UNOPS

18/09/2013

New centralized information system to improve Palestinian police coordination

A new central information system is helping the Palestinian police better meet community needs while working towards a more secure and safe environment.

The Canadian-funded project has helped to develop the command, control and coordination of local security services. It cost almost $6 million in total, was supported by the EU Co-ordinating Office for Palestinian Police Support (EUPOL COPPS) and was implemented by UNOPS.

The project, which started in 2009, first built the required computer and telecommunications infrastructure to connect Palestinian police districts with the main headquarters. This provided the platform needed to accommodate the new centralized information system.

Palestinian civil police needs

The Palestinian civil police force, created in 1994, is responsible for policing in Palestinian urban centres in the West Bank and Gaza. The new information and communications technology (ICT) system has been developed to help the force better manage police casework, operations and services as well as reducing the time-consuming and ineffective manual handling of case files and related processes.

This has enabled police to respond quickly and effectively to community needs as well as meeting the Palestinian Authority's obligations "to end violence, terrorism, and incitement through restructured and effective Palestinian security services", under the international road map for peace to resolve the Israeli-Palestinian conflict.

The Chief of Police’s Assistant for Planning and Development, Brigadier General Mohammad Sahmoud said the system would empower the police force: "To carry out their tasks in serving society and combating crime in a more professional, precise, and speedy manner."

Improved services

The new ICT system was successfully designed, tested and deployed within the scheduled 20 months, and is currently both in production and pilot stages in several districts throughout the West Bank. More than 80,000 digital documents have already been uploaded and processed.
Suleiman Khatib, the police force's ICT director, said the force is "already starting to experience improvements in its operations, such as our ability to address the manual handling of workflows and our coordination with the criminal justice sector."
 
The information system will eventually be able to provide the police with accurate and immediate information about different areas of interests such as criminal behaviour, criminal hot-spots, and patterns of incidents.

Focus sustainability

The new ICT system digitizes the handling of case files, automates the workflow process and provides statistical data for analysis, thereby reducing the inefficiencies of paper records and allowing for better use of resources.

The project was designed in response to a 2008 study of the police's organization and processes by EUPOL COPPS. Before the new system was in place, there were up to a hundred active databases in use, resulting in overlapping, disorganized and out of date information impeding effective police work.
 
UNOPS managed the design and development of the software system itself, in line with its commitment to sustainability. While it would have been simpler to procure an existing information system from a third party, the significant and perpetual annual licensing costs of this option were deemed unsustainable.
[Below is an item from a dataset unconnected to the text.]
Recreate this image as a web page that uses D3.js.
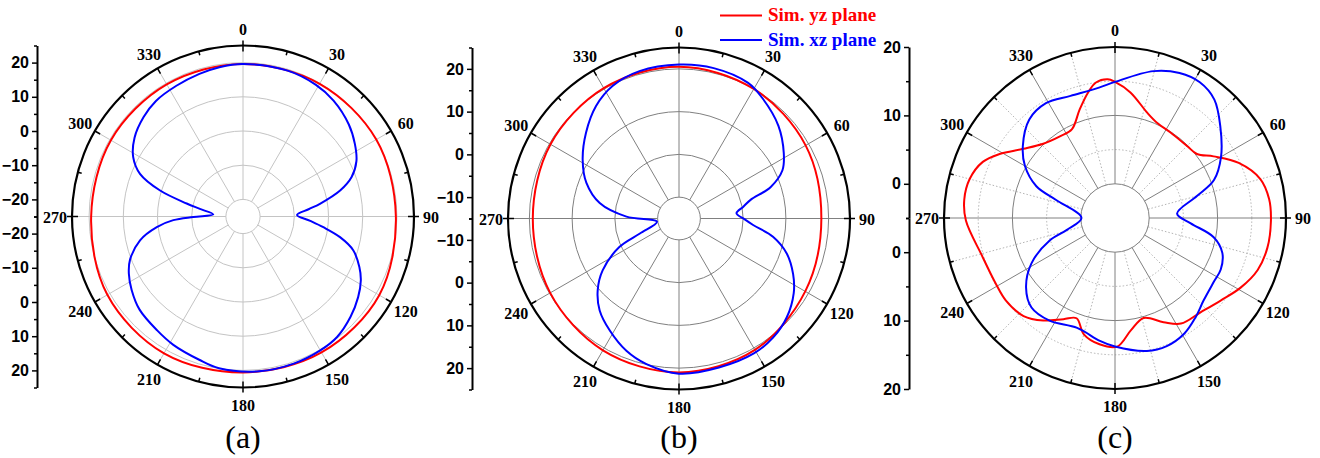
<!DOCTYPE html>
<html>
<head>
<meta charset="utf-8">
<script src="https://cdn.jsdelivr.net/npm/d3@7"></script>
<style>
body { margin: 0; background: #fff; }
svg { display: block; font-family: "Liberation Serif", "Times New Roman", serif; }
.rad text { font-weight: bold; font-size: 16px; fill: #000; }
.ang text { font-weight: bold; font-size: 16px; }
</style>
</head>
<body>
<svg id="chart" width="1320" height="458"></svg>
<script>
// angular tick labels
var angleTicks = [0, 30, 60, 90, 120, 150, 180, 210, 240, 270, 300, 330];
var panelLabels = ["(a)", "(b)", "(c)"];
var legendLabels = ["Sim. yz plane", "Sim. xz plane"];

// (a) [angle deg, gain dB]
var aYz = [[0,19.6],[30,19.8],[60,20.0],[90,19.7],[120,21.0],[150,20.9],[180,20.6],
	[210,21.2],[240,20.8],[270,19.4],[300,19.6],[330,19.6]];
var aXz = [[0,19.6],[17,19.6],[29,19.0],[38,18.0],[49,16.0],[57,14.0],[64,11.9],[70,8.8],
	[75,4.4],[80.6,-2.2],[83.7,-5.7],[88.4,-9.2],[93.7,-5.3],[97.6,-1.3],[102,4.0],[107,8.7],
	[113.5,12.1],[118.5,14.2],[125,16.1],[133,18.0],[142,19.7],[150,20.2],[161,20.5],[174,20.5],
	[189,19.9],[197,18.8],[208.5,17.7],[217,16.7],[228,15.7],[236.6,14.0],[243.5,12.3],[249,10.4],
	[257,5.9],[263,0.4],[267,-4.6],[269.5,-10.5],[274,-16.3],[280,-12.2],[283,-8.1],[287.4,0.4],
	[292.5,7.6],[298.4,11.5],[306,14.2],[315,16.1],[323,17.3],[333,17.9],[343,18.6],[351,19.2]];

// (b)
var bYz = [[0,20.5],[30,20.0],[60,19.2],[90,18.3],[120,19.1],[150,20.5],[180,21.0],
	[210,20.6],[240,19.8],[270,19.2],[300,19.7],[330,20.2]];
var bXz = [[0,21.0],[13,21.1],[27,20.6],[35,19.2],[47,16.8],[58,13.9],[65,11.7],[71,7.7],
	[75.4,2.3],[79.6,0.3],[84.8,-1.5],[90.6,0.3],[95,2.4],[101,7.4],[108,11.5],[116,14.7],
	[123,17.0],[132.5,19.2],[141.6,20.5],[151,21.1],[165,21.1],[180,21.3],[192.6,19.9],
	[201.7,18.3],[211.7,15.8],[220.8,13.4],[228.5,10.4],[235.8,6.6],[244.5,0.4],[249,-5.2],
	[261.6,-9.8],[272,-2.7],[281,3.9],[291,8.2],[301.4,11.4],[312.7,14.6],[323.6,17.7],
	[333.5,19.7],[345,20.7]];

// (c)
var cYz = [[0,14.9],[7,13.5],[17,11.1],[24,10.2],[33,9.9],[45,9.9],[52,10.2],[58,12.0],
	[66,14.8],[75,17.0],[83,17.7],[91,17.8],[101,17.7],[110,17.2],[119,16.0],[128,14.6],
	[138,13.6],[148,13.2],[155,11.8],[164,10.2],[172,11.6],[179,13.8],[187,13.6],[195,12.6],
	[201,10.7],[207,11.6],[215,13.3],[223,14.6],[233,15.0],[241,14.9],[254,15.2],[269,16.8],
	[277,17.2],[285,17.0],[293,16.0],[299,14.3],[307,11.8],[316,10.1],[326,9.4],[334,9.4],
	[342,11.7],[348,13.8],[352,15.0],[357,15.3]];
var cXz = [[0,14.9],[14.7,17.2],[24,18.2],[32,18.4],[40,17.6],[49,15.4],[60,12.9],[69,10.5],
	[75,7.4],[86,4.1],[94,6.1],[101,9.7],[108,11.5],[116,12.2],[123,12.2],[133,12.7],[141,13.7],
	[149,14.7],[158,15.2],[166.5,15.0],[180,13.8],[187,13.1],[199,12.0],[212.5,12.8],[223,12.9],
	[232,11.5],[241.5,8.9],[251,5.1],[256,2.3],[270,-0.1],[287,4.0],[292,7.4],[300,10.2],
	[308,12.1],[319,14.1],[329,14.6],[340,14.0],[353,14.2]];

var panels = [
	{ cx: 243, cy: 216.5, R: 171, domain: [-25, 25], axisX: 37, major: [-20, -10, 0, 10, 20],
	  minor: [-25, -15, -5, 5, 15, 25], grid: [-20, -10, 0, 10, 20], dotted: [], inner: -20,
	  gridColor: "#c4c4c4", dotSpokes: false, yz: aYz, xz: aXz, label: panelLabels[0] },
	{ cx: 679, cy: 218.5, R: 171, domain: [-15, 25], axisX: 472, major: [-10, 0, 10, 20],
	  minor: [-15, -5, 5, 15, 25], grid: [-10, 0, 10, 20], dotted: [], inner: -10,
	  gridColor: "#808080", dotSpokes: false, yz: bYz, xz: bXz, label: panelLabels[1] },
	{ cx: 1115, cy: 218, R: 171, domain: [-5, 20], axisX: 909, major: [0, 10, 20],
	  minor: [-5, 5, 15], grid: [0, 10], dotted: [5, 15], inner: 0,
	  gridColor: "#808080", dotSpokes: true, yz: cYz, xz: cXz, label: panelLabels[2] }
];

var svg = d3.select("#chart");
var ang = d3.scaleLinear().domain([0, 360]).range([0, 2 * Math.PI]);

function polar(a, rr) {
	var t = ang(a);
	return [rr * Math.sin(t), -rr * Math.cos(t)];
}

function drawPanel(p) {
	var r = d3.scaleLinear().domain(p.domain).range([0, p.R]);
	var g = svg.append("g").attr("transform", "translate(" + p.cx + "," + p.cy + ")");

	// dotted minor grid
	g.selectAll("circle.dot").data(p.dotted).join("circle")
		.attr("r", function(d) { return r(d); })
		.attr("fill", "none").attr("stroke", "#b4b4b4")
		.attr("stroke-width", 1).attr("stroke-dasharray", "1.5,2");
	if (p.dotSpokes) {
		g.selectAll("line.dot").data(angleTicks.map(function(a) { return a + 15; })).join("line")
			.attr("x1", function(d) { return polar(d, r(p.inner))[0]; })
			.attr("y1", function(d) { return polar(d, r(p.inner))[1]; })
			.attr("x2", function(d) { return polar(d, p.R)[0]; })
			.attr("y2", function(d) { return polar(d, p.R)[1]; })
			.attr("stroke", "#b4b4b4").attr("stroke-width", 1).attr("stroke-dasharray", "1.5,2");
	}

	// major grid
	g.selectAll("circle.grid").data(p.grid).join("circle")
		.attr("r", function(d) { return r(d); })
		.attr("fill", "none").attr("stroke", p.gridColor).attr("stroke-width", 1);
	g.selectAll("line.spoke").data(angleTicks).join("line")
		.attr("x1", function(d) { return polar(d, r(p.inner))[0]; })
		.attr("y1", function(d) { return polar(d, r(p.inner))[1]; })
		.attr("x2", function(d) { return polar(d, p.R)[0]; })
		.attr("y2", function(d) { return polar(d, p.R)[1]; })
		.attr("stroke", p.gridColor).attr("stroke-width", 1);

	// curves
	var line = d3.lineRadial()
		.angle(function(d) { return ang(d[0]); })
		.radius(function(d) { return r(d[1]); })
		.curve(d3.curveCatmullRomClosed.alpha(0.5));
	g.append("path").datum(p.yz).attr("d", line)
		.attr("fill", "none").attr("stroke", "#ff0000").attr("stroke-width", 2);
	g.append("path").datum(p.xz).attr("d", line)
		.attr("fill", "none").attr("stroke", "#0000ff").attr("stroke-width", 2);

	// outer frame
	g.append("circle").attr("r", p.R).attr("fill", "none")
		.attr("stroke", "#000").attr("stroke-width", 2.2);

	var at = g.append("g").attr("class", "ang");
	at.selectAll("line.maj").data(angleTicks).join("line")
		.attr("x1", function(d) { return polar(d, p.R - 6)[0]; })
		.attr("y1", function(d) { return polar(d, p.R - 6)[1]; })
		.attr("x2", function(d) { var o = d % 90 === 0 ? 5 : 0; return polar(d, p.R + o)[0]; })
		.attr("y2", function(d) { var o = d % 90 === 0 ? 5 : 0; return polar(d, p.R + o)[1]; })
		.attr("stroke", "#000").attr("stroke-width", 1.5);
	at.selectAll("line.min").data(angleTicks.map(function(a) { return a + 15; })).join("line")
		.attr("x1", function(d) { return polar(d, p.R - 4)[0]; })
		.attr("y1", function(d) { return polar(d, p.R - 4)[1]; })
		.attr("x2", function(d) { return polar(d, p.R)[0]; })
		.attr("y2", function(d) { return polar(d, p.R)[1]; })
		.attr("stroke", "#000").attr("stroke-width", 1.5);
	at.selectAll("text").data(angleTicks).join("text")
		.attr("x", function(d) { return polar(d, p.R + 17)[0]; })
		.attr("y", function(d) { return polar(d, p.R + 17)[1] + 0.5; })
		.attr("text-anchor", "middle").attr("dy", "0.35em")
		.text(function(d) { return d; });

	// radial axis, mirrored about the centre
	var yUp = d3.scaleLinear().domain(p.domain).range([p.cy, p.cy - p.R]);
	var yDn = d3.scaleLinear().domain(p.domain).range([p.cy, p.cy + p.R]);
	[yUp, yDn].forEach(function(sc) {
		var ax = svg.append("g").attr("class", "rad")
			.attr("transform", "translate(" + p.axisX + ",0)")
			.call(d3.axisLeft(sc).tickValues(p.major).tickSize(5).tickSizeOuter(0).tickPadding(3));
		ax.select(".domain").attr("stroke-width", 2);
		ax.selectAll(".tick line").attr("stroke-width", 1.5);
		var mn = svg.append("g").attr("class", "rad")
			.attr("transform", "translate(" + p.axisX + ",0)")
			.call(d3.axisLeft(sc).tickValues(p.minor).tickSize(3).tickSizeOuter(0).tickFormat(""));
		mn.select(".domain").remove();
		mn.selectAll(".tick line").attr("stroke-width", 1.5);
	});

	svg.append("text").attr("x", p.cx).attr("y", 448)
		.attr("text-anchor", "middle").attr("font-size", 32)
		.text(p.label);
}

panels.forEach(drawPanel);

// legend
var legColors = ["#ff0000", "#0000ff"];
var leg = svg.append("g").attr("transform", "translate(720,15.5)");
legendLabels.forEach(function(t, i) {
	leg.append("line").attr("x1", 0).attr("x2", 42).attr("y1", i * 24.5).attr("y2", i * 24.5)
		.attr("stroke", legColors[i]).attr("stroke-width", 2);
	leg.append("text").attr("x", 48).attr("y", i * 24.5 + 5.5)
		.attr("font-size", 19).attr("font-weight", "bold").attr("fill", legColors[i])
		.text(t);
});
</script>
</body>
</html>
The software currently supports police operations, human resources, case management and document management capabilities, but the open source platform of the system can integrate any additional software components in the future. This allows the system to develop in line with the police force's evolving requirements. 

National ownership

 

To better serve local needs, the ICT system was designed on the ground in Ramallah, in cooperation with the police force's ICT department and representatives from police operations.
 
Relying on local labour where possible, the software development team included 13 local software developers and four ICT staff from the police. UNOPS also provided training courses, detailed technical documentation, and on-the-job technical support to police staff, building national capacity by developing the necessary skills for ongoing maintenance and development of the information system.
 
"The inclusive and participatory approach has engendered excellent cooperation across the sector on ICT related issues, and ensured true local ownership and sustainability of progress," said Paul George, Deputy Director for Africa and Middle East at the Canadian Department of Foreign Affairs and International Trade.
 
In other projects to develop the capacity of the Palestinian Civil Police, UNOPS has also built a police training facility, refurbished police stations, procured computers and other equipment, and trained security personnel with support from EUPOL COPPS.